* [What you have to do]: Give every line back verbatim, dropping all images.

* [Dataset section]:

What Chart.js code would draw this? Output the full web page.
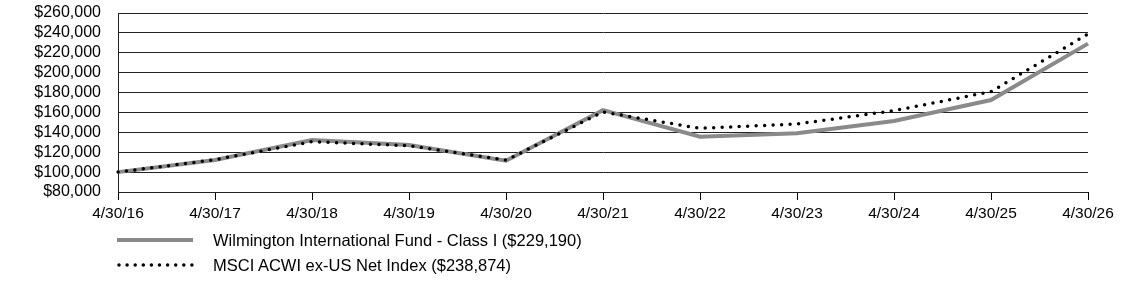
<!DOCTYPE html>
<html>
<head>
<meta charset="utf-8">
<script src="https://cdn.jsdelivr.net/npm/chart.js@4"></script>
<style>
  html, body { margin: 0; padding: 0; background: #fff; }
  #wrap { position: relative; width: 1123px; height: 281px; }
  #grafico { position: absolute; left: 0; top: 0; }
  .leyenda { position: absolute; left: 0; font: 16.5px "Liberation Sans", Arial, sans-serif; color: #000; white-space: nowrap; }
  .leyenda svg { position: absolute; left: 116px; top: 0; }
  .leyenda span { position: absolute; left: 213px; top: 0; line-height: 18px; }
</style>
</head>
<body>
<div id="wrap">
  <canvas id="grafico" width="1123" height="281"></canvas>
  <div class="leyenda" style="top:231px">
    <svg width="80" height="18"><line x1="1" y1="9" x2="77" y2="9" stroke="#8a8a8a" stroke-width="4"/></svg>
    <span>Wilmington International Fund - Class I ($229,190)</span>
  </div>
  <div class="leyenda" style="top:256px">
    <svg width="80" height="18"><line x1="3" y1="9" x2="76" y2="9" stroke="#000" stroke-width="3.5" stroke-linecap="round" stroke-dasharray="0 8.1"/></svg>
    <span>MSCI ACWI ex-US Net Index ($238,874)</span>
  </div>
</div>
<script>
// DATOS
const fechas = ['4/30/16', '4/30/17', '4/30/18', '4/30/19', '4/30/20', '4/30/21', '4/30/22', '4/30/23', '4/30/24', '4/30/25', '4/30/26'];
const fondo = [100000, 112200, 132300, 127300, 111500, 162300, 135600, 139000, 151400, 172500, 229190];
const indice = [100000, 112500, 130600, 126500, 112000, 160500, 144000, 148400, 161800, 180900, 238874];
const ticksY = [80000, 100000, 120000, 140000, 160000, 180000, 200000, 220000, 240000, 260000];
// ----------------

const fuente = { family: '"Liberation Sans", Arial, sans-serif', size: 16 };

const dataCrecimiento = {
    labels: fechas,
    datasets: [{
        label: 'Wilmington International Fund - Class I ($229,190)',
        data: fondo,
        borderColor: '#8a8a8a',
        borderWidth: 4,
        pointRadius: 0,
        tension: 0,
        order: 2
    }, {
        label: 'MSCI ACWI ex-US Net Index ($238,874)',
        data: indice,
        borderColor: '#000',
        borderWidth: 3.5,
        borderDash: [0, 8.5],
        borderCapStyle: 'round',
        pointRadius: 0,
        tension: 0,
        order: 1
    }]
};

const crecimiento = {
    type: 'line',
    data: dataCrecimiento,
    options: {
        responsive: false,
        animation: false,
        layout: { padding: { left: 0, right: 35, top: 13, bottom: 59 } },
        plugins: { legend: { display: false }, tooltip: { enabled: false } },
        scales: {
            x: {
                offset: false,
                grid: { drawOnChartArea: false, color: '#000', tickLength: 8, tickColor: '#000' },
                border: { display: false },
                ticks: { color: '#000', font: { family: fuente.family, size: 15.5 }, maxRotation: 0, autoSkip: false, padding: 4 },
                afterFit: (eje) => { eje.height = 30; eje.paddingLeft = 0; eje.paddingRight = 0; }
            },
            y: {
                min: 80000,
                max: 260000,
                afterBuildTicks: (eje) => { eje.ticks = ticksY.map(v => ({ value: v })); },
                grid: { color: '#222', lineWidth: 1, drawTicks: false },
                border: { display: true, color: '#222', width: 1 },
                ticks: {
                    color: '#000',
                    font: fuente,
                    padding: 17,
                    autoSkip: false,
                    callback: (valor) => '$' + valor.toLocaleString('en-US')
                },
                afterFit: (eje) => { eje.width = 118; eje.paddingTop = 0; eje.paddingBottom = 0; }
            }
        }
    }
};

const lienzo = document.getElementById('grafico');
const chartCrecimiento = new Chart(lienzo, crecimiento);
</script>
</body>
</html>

* [Solution]:
What Chart.js code would draw this? Output the full web page.
<!DOCTYPE html>
<html>
<head>
<meta charset="utf-8">
<script src="https://cdn.jsdelivr.net/npm/chart.js@4"></script>
<style>
  html, body { margin: 0; padding: 0; background: #fff; }
  #wrap { position: relative; width: 1123px; height: 281px; }
  #grafico { position: absolute; left: 0; top: 0; }
  .leyenda { position: absolute; left: 0; font: 16.5px "Liberation Sans", Arial, sans-serif; color: #000; white-space: nowrap; }
  .leyenda svg { position: absolute; left: 116px; top: 0; }
  .leyenda span { position: absolute; left: 213px; top: 0; line-height: 18px; }
</style>
</head>
<body>
<div id="wrap">
  <canvas id="grafico" width="1123" height="281"></canvas>
  <div class="leyenda" style="top:231px">
    <svg width="80" height="18"><line x1="1" y1="9" x2="77" y2="9" stroke="#8a8a8a" stroke-width="4"/></svg>
    <span>Wilmington International Fund - Class I ($229,190)</span>
  </div>
  <div class="leyenda" style="top:256px">
    <svg width="80" height="18"><line x1="3" y1="9" x2="76" y2="9" stroke="#000" stroke-width="3.5" stroke-linecap="round" stroke-dasharray="0 8.1"/></svg>
    <span>MSCI ACWI ex-US Net Index ($238,874)</span>
  </div>
</div>
<script>
// DATOS
const fechas = ['4/30/16', '4/30/17', '4/30/18', '4/30/19', '4/30/20', '4/30/21', '4/30/22', '4/30/23', '4/30/24', '4/30/25', '4/30/26'];
const fondo = [100000, 112200, 132300, 127300, 111500, 162300, 135600, 139000, 151400, 172500, 229190];
const indice = [100000, 112500, 130600, 126500, 112000, 160500, 144000, 148400, 161800, 180900, 238874];
const ticksY = [80000, 100000, 120000, 140000, 160000, 180000, 200000, 220000, 240000, 260000];
// ----------------

const fuente = { family: '"Liberation Sans", Arial, sans-serif', size: 16 };

const dataCrecimiento = {
    labels: fechas,
    datasets: [{
        label: 'Wilmington International Fund - Class I ($229,190)',
        data: fondo,
        borderColor: '#8a8a8a',
        borderWidth: 4,
        pointRadius: 0,
        tension: 0,
        order: 2
    }, {
        label: 'MSCI ACWI ex-US Net Index ($238,874)',
        data: indice,
        borderColor: '#000',
        borderWidth: 3.5,
        borderDash: [0, 8.5],
        borderCapStyle: 'round',
        pointRadius: 0,
        tension: 0,
        order: 1
    }]
};

const crecimiento = {
    type: 'line',
    data: dataCrecimiento,
    options: {
        responsive: false,
        animation: false,
        layout: { padding: { left: 0, right: 35, top: 13, bottom: 59 } },
        plugins: { legend: { display: false }, tooltip: { enabled: false } },
        scales: {
            x: {
                offset: false,
                grid: { drawOnChartArea: false, color: '#000', tickLength: 8, tickColor: '#000' },
                border: { display: false },
                ticks: { color: '#000', font: { family: fuente.family, size: 15.5 }, maxRotation: 0, autoSkip: false, padding: 4 },
                afterFit: (eje) => { eje.height = 30; eje.paddingLeft = 0; eje.paddingRight = 0; }
            },
            y: {
                min: 80000,
                max: 260000,
                afterBuildTicks: (eje) => { eje.ticks = ticksY.map(v => ({ value: v })); },
                grid: { color: '#222', lineWidth: 1, drawTicks: false },
                border: { display: true, color: '#222', width: 1 },
                ticks: {
                    color: '#000',
                    font: fuente,
                    padding: 17,
                    autoSkip: false,
                    callback: (valor) => '$' + valor.toLocaleString('en-US')
                },
                afterFit: (eje) => { eje.width = 118; eje.paddingTop = 0; eje.paddingBottom = 0; }
            }
        }
    }
};

const lienzo = document.getElementById('grafico');
const chartCrecimiento = new Chart(lienzo, crecimiento);
</script>
</body>
</html>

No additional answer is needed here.